Almost anyone who has done some scientific research has experienced it: what might be called, colloquially if somewhat crudely, the “WTF?” moment. Data from a lab experiment or observations from a telescope turn up something completely unexpected. The first thing a scientist assumes, of course, is that something went wrong: an error in a procedure or a bug in software, for example. Most often that resolves the issue, but sometimes the anomalous data remains even after double- and triple-checking everything. That’s when the researcher’s excitement grows: has he or she made a fundamental discovery—or just missed a more subtle but mundane explanation?

That quest is the story of The Pioneer Detectives, a short ebook by Konstantin Kakaes devoted to what was known as the “Pioneer Anomaly.” That was the discovery, first noted in the late 1980s but not widely known until about a decade later, that the Pioneer 10 and 11 spacecraft were mysteriously slowing down.

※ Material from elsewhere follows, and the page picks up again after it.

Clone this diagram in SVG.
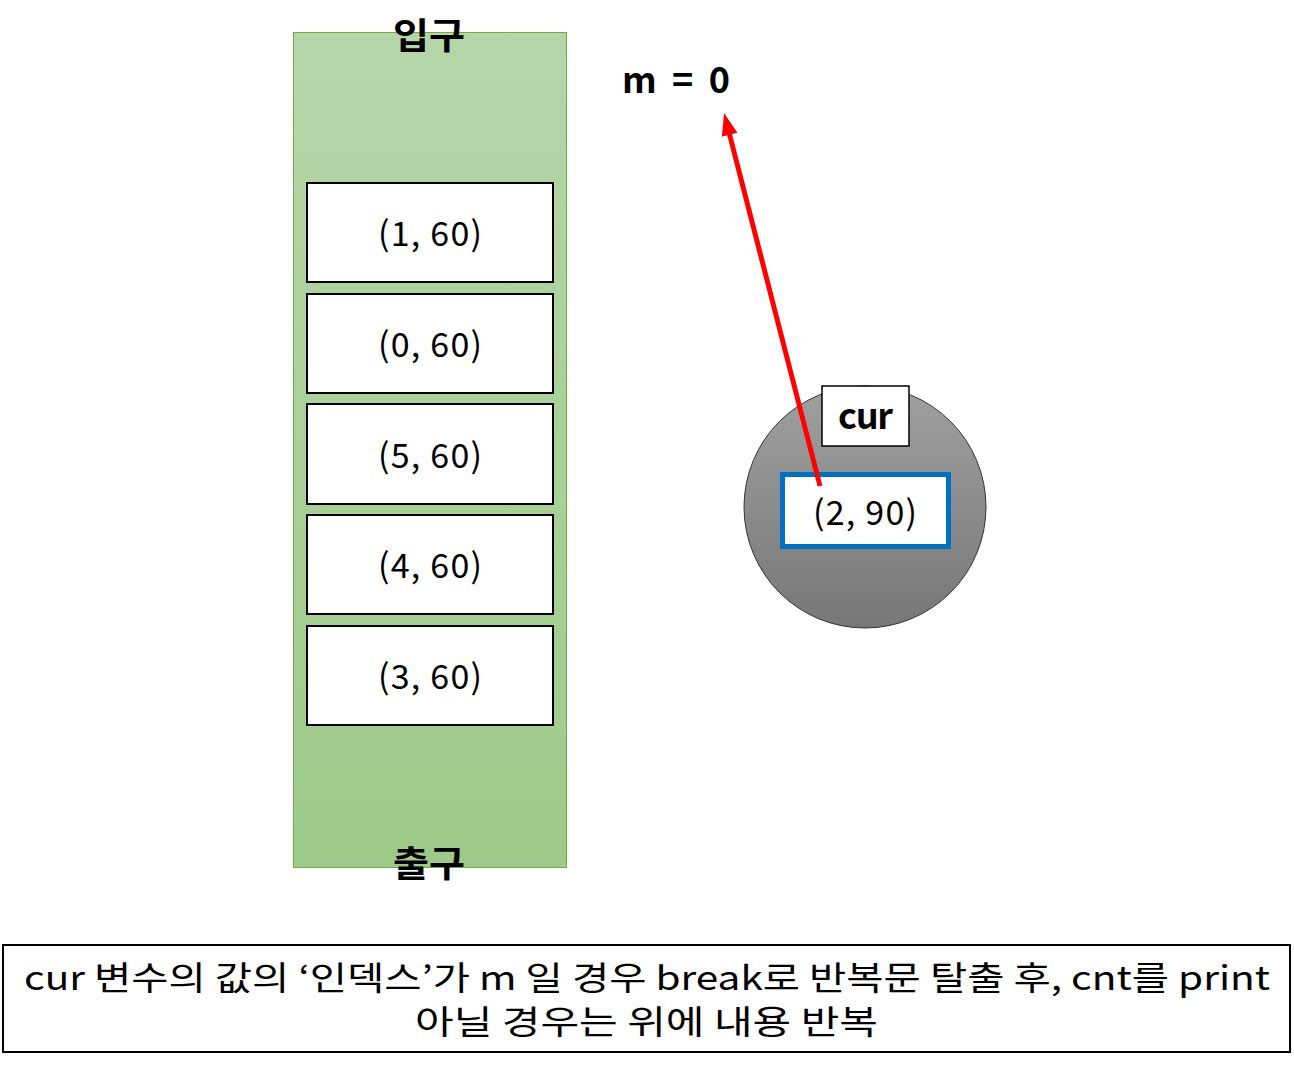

The two spacecraft, launched in the early 1970s, were speeding out of the solar system, yet it appeared from the data collected by NASA’s Deep Space Network that something was, in effect, tugging on the spacecraft. But what?

Kakaes tells the story of the Pioneer Anomaly primarily through two people. John Anderson was a navigator at JPL who was initially interested in the navigation data from the Pioneers not just to make sure the spacecraft were on course but also out of scientific curiosity, to look for evidence of gravitational waves. By 1988, he had detected the anomalous deceleration, initially thinking it might be evidence of dark matter. By the mid-1990s, more people were paying attention to the anomaly, including Slava Turyshev, a Russian physicist who came to work at JPL and was pulled into the effort to try and confirm the anomaly existed and, if so, what was causing it.

Kakaes eloquently writes about this scientific mystery, with asides on topics ranging from the Pioneer missions themselves to the plaques they carried to portraits of the key people involved.

The Pioneer Detectives follows the efforts of Anderson and Turyshev to first confirm that the anomaly wasn’t the result of a software glitch—a group from the Aerospace Corporation independently analyzed the Pioneer data and came up with a similar result—and then to understand what was causing it. There was no shortage of suggestions, which typically fell into two camps. One was that something with the spacecraft themselves, like leaking thrusters or radiation emitted from their radioisotope thermoelectric generators (RTGs), was slowing the spacecraft down. The other—and arguably more exciting—set of explanations revolved around some kind of new physics that the spacecraft’s decelerations had revealed, from modified Newtonian dynamics to, well, other ideas. (“‘Forehead collisions with gravitons,’ theorized a user [of the arXiv preprint server] from Belarus, whose grasp of physics was about on par with his grasp of English,” Kakaes wrote.)

At the risk of spoiling the question posed in the book’s title, the answer came from the former of those two camps: meticulous thermal modeling of Pioneer showed that the spacecraft’s deceleration could be explained by the way the spacecraft radiated heat: “[O]nce the thermal recoil force is properly accounted for, no anomalous acceleration remains,” Turyshev and colleagues wrote in a paper published last year. Newton and Einstein could rest easy.

Even if you’re familiar with the outcome of the Pioneer Anomaly mystery, The Pioneer Detectives is still a fascinating read. Kakaes takes advantage of the emerging “Kindle Single” format of short ebooks to tell a story that would be too long for a magazine article but too slim for a conventional book. He eloquently writes about this scientific mystery, with asides on topics ranging from the Pioneer missions themselves to the plaques they carried to portraits of the key people involved (Anderson, now retired, still believes some kind of exotic physics is at work, despite the conclusive thermal modeling.) It’s a fascinating reminder of how complex and challenging the scientific process can be, and how much work can be involved in determining if that “WTF?” moment will eventually result in an “ah ha!” or an “uh oh.”